A team that won just four games last year has lost only three this season and looks the best chance of preventing a super strong Sydney Swans reserves from winning the flag.

While it's just his second season as a coach, this isn't unfamiliar territory for Klemke.

Last year he coached Culcairn, in the Hume Football League, to a minor premiership before bowing out of the finals in straight sets.

He listed over-confidence as the main reason and has taken steps to guard against it with his young Tigers.

Not that complacency is likely with the Swans naming 14 AFL-listed players for today's clash.

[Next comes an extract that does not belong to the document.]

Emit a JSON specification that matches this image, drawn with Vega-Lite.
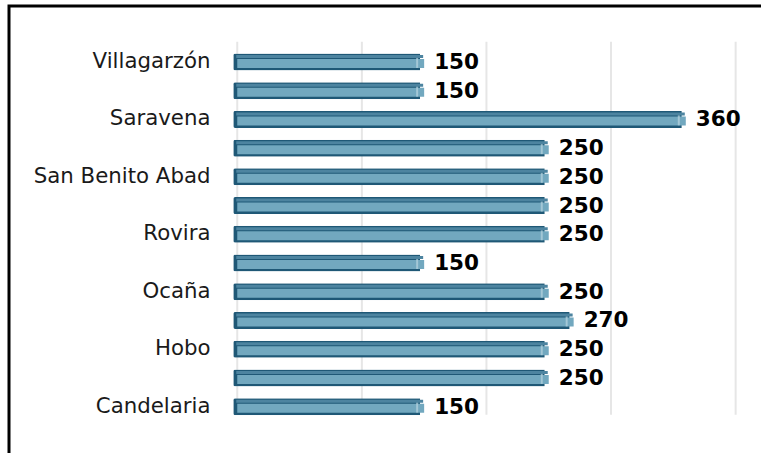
{
  "$schema": "https://vega.github.io/schema/vega-lite/v6.json",
  "autosize": "none",
  "width": 760,
  "height": 457,
  "padding": {"left": 9, "top": 6, "right": 0, "bottom": 0},
  "background": "white",
  "config": {
    "view": {"stroke": "black", "strokeWidth": 3},
    "font": "DejaVu Sans"
  },
  "datasets": {
    "bars": [
      {"municipio": "Villagarzón", "valor": 150},
      {"municipio": "Tumaco", "valor": 150},
      {"municipio": "Saravena", "valor": 360},
      {"municipio": "San Vicente del Caguán", "valor": 250},
      {"municipio": "San Benito Abad", "valor": 250},
      {"municipio": "Samaniego", "valor": 250},
      {"municipio": "Rovira", "valor": 250},
      {"municipio": "Puerto Asís", "valor": 150},
      {"municipio": "Ocaña", "valor": 250},
      {"municipio": "Mesetas", "valor": 270},
      {"municipio": "Hobo", "valor": 250},
      {"municipio": "El Tambo", "valor": 250},
      {"municipio": "Candelaria", "valor": 150}
    ],
    "grid": [{"g": 0}, {"g": 100}, {"g": 200}, {"g": 300}, {"g": 400}]
  },
  "layer": [
    {
      "data": {"name": "grid"},
      "mark": {"type": "rule", "color": "#e6e6e6", "strokeWidth": 2, "xOffset": 4, "yOffset": -13, "y2Offset": 1},
      "encoding": {
        "x": {"field": "g", "type": "quantitative", "scale": {"domain": [-180, 430], "nice": false, "zero": false}, "axis": null},
        "y": {"datum": "Villagarzón", "type": "nominal", "bandPosition": 0,
          "scale": {
            "domain": ["Villagarzón", "Tumaco", "Saravena", "San Vicente del Caguán", "San Benito Abad", "Samaniego", "Rovira", "Puerto Asís", "Ocaña", "Mesetas", "Hobo", "El Tambo", "Candelaria"],
            "range": [41.6, 415], "paddingInner": 0.5, "paddingOuter": 0.25
          },
          "axis": {
            "values": ["Villagarzón", "Saravena", "San Benito Abad", "Rovira", "Ocaña", "Hobo", "Candelaria"],
            "title": null, "ticks": false, "domain": false, "grid": false,
            "offset": -201, "labelPadding": 0,
            "labelFont": "DejaVu Sans", "labelFontSize": 21.3, "labelColor": "#1a1a1a"
          }
        },
        "y2": {"datum": "Candelaria", "bandPosition": 1}
      }
    },
    {
      "data": {"name": "bars"},
      "layer": [
        {
          "mark": {"type": "bar", "size": 17, "color": "#1f5876", "cornerRadiusTopLeft": 2, "cornerRadiusBottomLeft": 2}
        },
        {
          "mark": {"type": "bar", "size": 3, "color": "#4d84a0", "yOffset": -5.5, "xOffset": 3, "x2Offset": -2}
        },
        {
          "mark": {"type": "bar", "size": 9, "color": "#72a8bf", "yOffset": 1.5, "xOffset": 4, "x2Offset": -5}
        },
        {
          "mark": {"type": "tick", "orient": "vertical", "size": 10, "thickness": 2, "color": "#b8d4df", "xOffset": -3, "yOffset": 1}
        },
        {
          "mark": {"type": "text", "align": "left", "baseline": "middle", "dx": 14, "dy": 1, "fontSize": 21.5, "fontWeight": "bold", "color": "black"},
          "encoding": {"text": {"field": "valor", "type": "quantitative"}}
        }
      ],
      "encoding": {
        "y": {"field": "municipio", "type": "nominal", "sort": null},
        "x": {"field": "valor", "type": "quantitative"}
      }
    }
  ]
}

"If we go out in both these finals I don't see it as a successful year that I would've liked, especially in the situation we are at the moment – and I was in that situation last year. You ask any coach and they'll say the premiership is the one they want in their trophy cabinet," Klemke told The Canberra Times.

Queanbeyan and the Swans have only met once this year – a 41-point win for Sydney in round 11.

But Klemke said his side has improved since then.

He went down to Blacktown last week to watch the Swans beat Aisnlie by 79 points.

"I still think we can match it against them, to me there are still a few weak areas," Klemke said.

"I didn't walk away from the game going 'this side's unbeatable'. I really felt that their defence was probably one of their weak points, it's just a matter of getting the ball into our forward line."

Andrew Swan (knee) was the Tigers' only injury concern, while the Swans are waiting to see how forward Trent Dennis-Lane (knee) pulls up after a fitness test.

It's a different case for Ainslie, which plays Eastlake in the knockout semi-final at Manuka Oval on Sunday.

The Tricolours have used 42 players so far this season and have made five changes this week, most notably Michael Lawless (hamstring) and Nic Paine (shoulder).

They also are without ruckman Rowan Andrews.

Eastlake, on the other hand, will only be without Tom Ayton, who has had a knee reconstruction.